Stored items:
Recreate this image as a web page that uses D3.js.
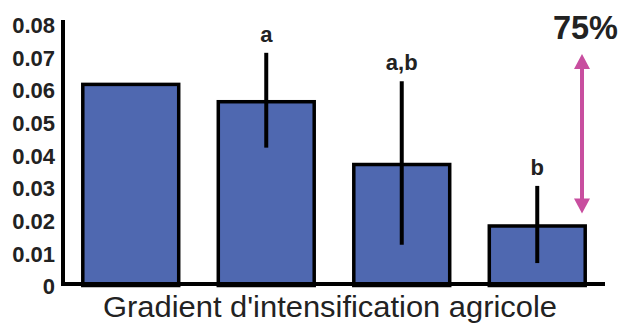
<!DOCTYPE html>
<html>
<head>
<meta charset="utf-8">
<script src="https://cdn.jsdelivr.net/npm/d3@7"></script>
<style>
  body { margin: 0; background: #fff; }
  svg { display: block; font-family: "Liberation Sans", Arial, sans-serif; }
</style>
</head>
<body>
<svg id="chart" width="622" height="326"></svg>
<script>
const groups = ['g1', 'g2', 'g3', 'g4']
const means = [0.0615, 0.0562, 0.037, 0.0182]
const errors = [null, 0.0145, 0.025, 0.0118]
const letters = ['', 'a', 'a,b', 'b']
const yTicks = [0, 0.01, 0.02, 0.03, 0.04, 0.05, 0.06, 0.07, 0.08]
const yTickLabels = ['0', '0.01', '0.02', '0.03', '0.04', '0.05', '0.06', '0.07', '0.08']
const xTitle = "Gradient d'intensification agricole"
const arrowLabel = '75%'

const svg = d3.select('#chart')
const barColor = '#4f68b0'
const arrowColor = '#c84e9f'

const x = d3.scaleBand()
    .domain(groups)
    .range([63, 605])
    .paddingInner(0.27)
    .paddingOuter(0.135)

const y = d3.scaleLinear()
    .domain([0, 0.08])
    .range([284, 22.4])

// bars
svg.selectAll('rect.bar')
    .data(means)
    .join('rect')
    .classed('bar', true)
    .attr('x', (d, i) => x(groups[i]) + 1.5)
    .attr('width', x.bandwidth() - 3)
    .attr('y', d => y(d) + 1.5)
    .attr('height', d => y(0) - y(d))
    .attr('fill', barColor)
    .attr('stroke', '#000')
    .attr('stroke-width', 3.5)

// error bars
const errData = means.map((m, i) => ({ m, e: errors[i], g: groups[i], l: letters[i] }))
    .filter(d => d.e != null)

svg.selectAll('line.err')
    .data(errData)
    .join('line')
    .classed('err', true)
    .attr('x1', d => x(d.g) + x.bandwidth() / 2)
    .attr('x2', d => x(d.g) + x.bandwidth() / 2)
    .attr('y1', d => y(d.m + d.e))
    .attr('y2', d => y(d.m - d.e))
    .attr('stroke', '#000')
    .attr('stroke-width', 4)

svg.selectAll('text.letter')
    .data(errData)
    .join('text')
    .classed('letter', true)
    .attr('x', d => x(d.g) + x.bandwidth() / 2)
    .attr('y', d => y(d.m + d.e) - 11)
    .attr('text-anchor', 'middle')
    .attr('font-weight', 'bold')
    .attr('font-size', 22)
    .attr('fill', '#222')
    .text(d => d.l)

// axes
const yAxis = svg.append('g')
    .attr('transform', 'translate(63,0)')
    .call(d3.axisLeft(y).tickValues(yTicks).tickSize(0).tickPadding(8)
        .tickFormat((d, i) => yTickLabels[i]))
yAxis.select('.domain').remove()
yAxis.selectAll('text')
    .attr('font-family', '"Liberation Sans", Arial, sans-serif')
    .attr('font-size', 22)
    .attr('font-weight', 'bold')
    .attr('fill', '#222')
    .attr('dy', '0.45em')

svg.append('line')
    .attr('x1', 63).attr('x2', 63)
    .attr('y1', 20).attr('y2', 286)
    .attr('stroke', '#000').attr('stroke-width', 4)

svg.append('line')
    .attr('x1', 61).attr('x2', 605)
    .attr('y1', 284).attr('y2', 284)
    .attr('stroke', '#000').attr('stroke-width', 4)

svg.append('text')
    .attr('x', 330)
    .attr('y', 317)
    .attr('text-anchor', 'middle')
    .attr('font-size', 29)
    .attr('fill', '#222')
    .attr('textLength', 454)
    .attr('lengthAdjust', 'spacingAndGlyphs')
    .text(xTitle)

// 75% arrow between first and last bar
const ax = 582
const yTop = y(means[0]) - 29
const yBot = y(means[3]) - 11
svg.append('line')
    .attr('x1', ax).attr('x2', ax)
    .attr('y1', yTop + 12).attr('y2', yBot - 12)
    .attr('stroke', arrowColor).attr('stroke-width', 4)
svg.append('path')
    .attr('d', `M${ax},${yTop} L${ax - 8},${yTop + 15} L${ax + 8},${yTop + 15} Z`)
    .attr('fill', arrowColor)
svg.append('path')
    .attr('d', `M${ax},${yBot} L${ax - 8},${yBot - 15} L${ax + 8},${yBot - 15} Z`)
    .attr('fill', arrowColor)

svg.append('text')
    .attr('x', 618)
    .attr('y', 39)
    .attr('text-anchor', 'end')
    .attr('font-size', 34)
    .attr('font-weight', 'bold')
    .attr('fill', '#222')
    .attr('textLength', 65)
    .attr('lengthAdjust', 'spacingAndGlyphs')
    .text(arrowLabel)
</script>
</body>
</html>
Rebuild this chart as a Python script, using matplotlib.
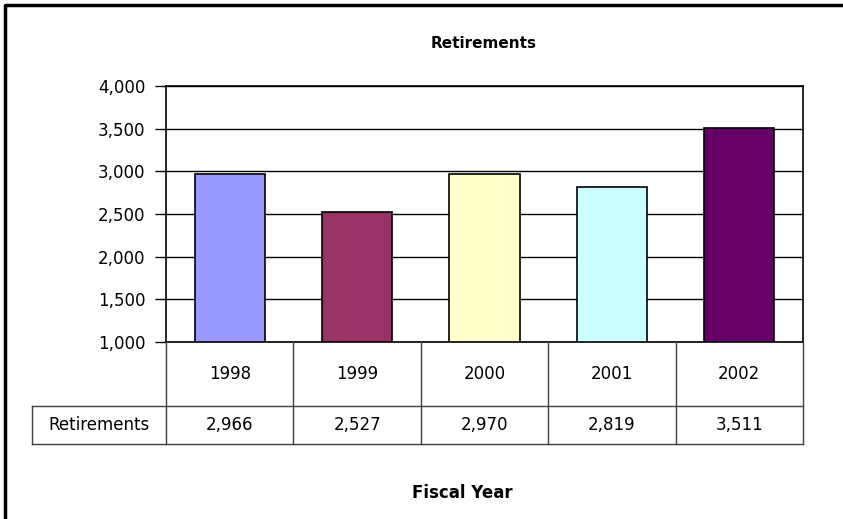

- _REQUEST_: Lines containing the string "this" are to be selected and copied.

- _WRITTEN ANSWER_:
Recreate this image as a web page that uses D3.js.
Rebuild this chart as a Python script, using matplotlib.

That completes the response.